Les membres de la famille comme Sarah Chen se retrouvent à naviguer dans un système fragmenté avec peu d’orientation. « Nous avons finalement découvert que mon frère était en congé prolongé, mais il a fallu des semaines d’appels téléphoniques et de visites en personne pour obtenir des informations. Personne ne semblait avoir une image complète de sa situation. »
Jay Chalke, l’Ombudsman de la C.-B., a souligné l’importance d’une bonne tenue de dossiers dans une entrevue de 2019 : « La détention psychiatrique involontaire représente l’un des exercices les plus importants du pouvoir de l’État. Une documentation et une collecte de données robustes ne sont pas seulement des fioritures administratives—elles sont des garanties essentielles contre d’éventuels abus de droits. »
Certains prestataires de soins suggèrent que le problème va au-delà de la tenue de dossiers jusqu’aux limitations de ressources. Dr. Sujatha Ramakrishna, une psychiatre qui a travaillé au sein du système de la C.-B., note : « Quand les équipes de santé mentale sont chroniquement en sous-effectif, le suivi des patients devient secondaire à la gestion de crise. Nous avons besoin d’un soutien administratif désigné spécifiquement pour maintenir ces dossiers critiques. »
La Société d’assistance juridique communautaire (CLAS) a appelé à plusieurs reprises à une réforme complète de la Loi sur la santé mentale de la C.-B., soutenant que la province est à la traîne par rapport aux autres juridictions canadiennes dans la protection des droits des patients. L’absence d’examen indépendant pour les décisions de congé prolongé reste particulièrement problématique.
Alors que la pluie s’intensifie à l’extérieur de l’édifice des services de santé mentale, Sarah Chen réfléchit au parcours de son frère. « Il va mieux maintenant, mais je me demande encore : combien d’autres sont là-bas, techniquement détenus par l’État mais essentiellement non comptabilisés ? Tout le monde mérite mieux que de disparaître dans un vide de données. »
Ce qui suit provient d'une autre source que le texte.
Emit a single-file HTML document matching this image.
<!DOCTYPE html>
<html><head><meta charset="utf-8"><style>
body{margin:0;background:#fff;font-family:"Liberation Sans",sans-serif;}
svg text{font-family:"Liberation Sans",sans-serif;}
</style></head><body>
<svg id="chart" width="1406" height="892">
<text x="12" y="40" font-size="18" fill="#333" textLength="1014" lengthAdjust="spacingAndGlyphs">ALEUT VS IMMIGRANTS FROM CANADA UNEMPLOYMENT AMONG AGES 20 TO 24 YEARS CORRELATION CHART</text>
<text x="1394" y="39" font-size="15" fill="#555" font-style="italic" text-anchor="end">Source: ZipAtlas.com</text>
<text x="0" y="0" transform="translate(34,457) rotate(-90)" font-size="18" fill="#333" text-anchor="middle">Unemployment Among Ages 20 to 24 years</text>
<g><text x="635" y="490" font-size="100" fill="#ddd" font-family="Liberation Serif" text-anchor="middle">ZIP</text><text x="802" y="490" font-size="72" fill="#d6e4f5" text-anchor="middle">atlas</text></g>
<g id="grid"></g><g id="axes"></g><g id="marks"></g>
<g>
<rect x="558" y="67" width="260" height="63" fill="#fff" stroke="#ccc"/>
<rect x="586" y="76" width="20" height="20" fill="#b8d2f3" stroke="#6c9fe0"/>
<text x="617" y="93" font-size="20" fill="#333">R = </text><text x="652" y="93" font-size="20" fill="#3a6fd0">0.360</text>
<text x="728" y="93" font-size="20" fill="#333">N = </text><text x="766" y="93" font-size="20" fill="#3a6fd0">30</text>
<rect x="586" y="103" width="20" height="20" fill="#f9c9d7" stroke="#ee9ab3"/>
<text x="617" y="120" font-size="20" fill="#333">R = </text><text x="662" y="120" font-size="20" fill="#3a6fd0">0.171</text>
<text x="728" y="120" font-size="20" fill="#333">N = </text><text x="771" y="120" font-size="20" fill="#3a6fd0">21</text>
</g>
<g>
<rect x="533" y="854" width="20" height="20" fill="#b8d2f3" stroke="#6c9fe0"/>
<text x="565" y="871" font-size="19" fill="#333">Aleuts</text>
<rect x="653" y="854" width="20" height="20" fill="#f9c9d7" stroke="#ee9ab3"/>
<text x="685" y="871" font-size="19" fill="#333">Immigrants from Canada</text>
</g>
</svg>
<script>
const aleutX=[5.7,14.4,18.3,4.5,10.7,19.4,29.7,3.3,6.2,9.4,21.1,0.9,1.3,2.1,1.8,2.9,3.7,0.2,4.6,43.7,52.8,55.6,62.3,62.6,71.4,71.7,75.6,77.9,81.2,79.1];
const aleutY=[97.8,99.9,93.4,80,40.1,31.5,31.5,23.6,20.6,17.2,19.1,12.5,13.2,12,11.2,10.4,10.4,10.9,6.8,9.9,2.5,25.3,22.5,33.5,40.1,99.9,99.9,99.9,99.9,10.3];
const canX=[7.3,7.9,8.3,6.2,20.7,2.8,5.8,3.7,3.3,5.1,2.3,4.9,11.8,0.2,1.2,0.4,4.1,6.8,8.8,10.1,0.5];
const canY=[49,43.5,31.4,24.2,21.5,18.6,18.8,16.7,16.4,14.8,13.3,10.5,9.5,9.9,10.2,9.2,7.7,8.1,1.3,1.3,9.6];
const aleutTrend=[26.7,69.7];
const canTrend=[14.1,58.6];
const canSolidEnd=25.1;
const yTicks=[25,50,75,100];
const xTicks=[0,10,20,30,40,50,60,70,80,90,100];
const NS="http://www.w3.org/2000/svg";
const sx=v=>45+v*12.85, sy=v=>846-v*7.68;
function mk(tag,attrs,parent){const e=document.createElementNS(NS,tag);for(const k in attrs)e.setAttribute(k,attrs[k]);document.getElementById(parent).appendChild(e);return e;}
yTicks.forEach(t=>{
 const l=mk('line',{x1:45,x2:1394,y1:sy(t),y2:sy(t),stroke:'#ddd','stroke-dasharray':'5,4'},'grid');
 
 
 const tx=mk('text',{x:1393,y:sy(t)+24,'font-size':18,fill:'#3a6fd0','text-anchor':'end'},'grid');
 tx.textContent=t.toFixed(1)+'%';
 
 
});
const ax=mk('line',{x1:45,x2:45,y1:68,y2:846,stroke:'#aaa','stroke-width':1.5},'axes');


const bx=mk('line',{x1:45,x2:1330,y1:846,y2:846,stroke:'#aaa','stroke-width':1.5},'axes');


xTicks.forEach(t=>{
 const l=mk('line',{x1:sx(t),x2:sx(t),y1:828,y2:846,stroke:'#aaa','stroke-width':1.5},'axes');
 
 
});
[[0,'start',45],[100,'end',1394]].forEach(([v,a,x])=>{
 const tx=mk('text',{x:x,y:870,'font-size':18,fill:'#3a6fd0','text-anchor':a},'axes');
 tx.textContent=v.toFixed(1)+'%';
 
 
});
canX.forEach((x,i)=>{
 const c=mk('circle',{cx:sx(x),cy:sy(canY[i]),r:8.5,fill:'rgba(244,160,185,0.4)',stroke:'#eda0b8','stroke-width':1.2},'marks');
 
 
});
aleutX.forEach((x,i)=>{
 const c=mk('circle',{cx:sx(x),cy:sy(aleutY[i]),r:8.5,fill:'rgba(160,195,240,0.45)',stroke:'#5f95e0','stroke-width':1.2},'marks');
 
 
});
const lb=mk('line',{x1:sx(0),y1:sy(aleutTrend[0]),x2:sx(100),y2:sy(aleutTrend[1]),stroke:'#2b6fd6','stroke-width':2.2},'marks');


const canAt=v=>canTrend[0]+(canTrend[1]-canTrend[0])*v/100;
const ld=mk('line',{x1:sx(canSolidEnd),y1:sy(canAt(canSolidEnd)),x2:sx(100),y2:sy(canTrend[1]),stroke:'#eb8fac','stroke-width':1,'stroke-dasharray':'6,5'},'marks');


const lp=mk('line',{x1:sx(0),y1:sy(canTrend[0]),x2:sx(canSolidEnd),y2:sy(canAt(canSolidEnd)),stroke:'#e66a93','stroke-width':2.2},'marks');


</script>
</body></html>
Le ministère de la Santé a indiqué son intention de résoudre le problème de collecte de données dans le cadre d’un examen plus large du système de santé mentale, bien qu’aucun calendrier précis n’ait été fourni. Pour l’instant, les patients, les familles et les défenseurs continuent de naviguer dans un système où l’une des questions les plus fondamentales—combien de personnes sont actuellement sous le contrôle de l’État—reste sans réponse.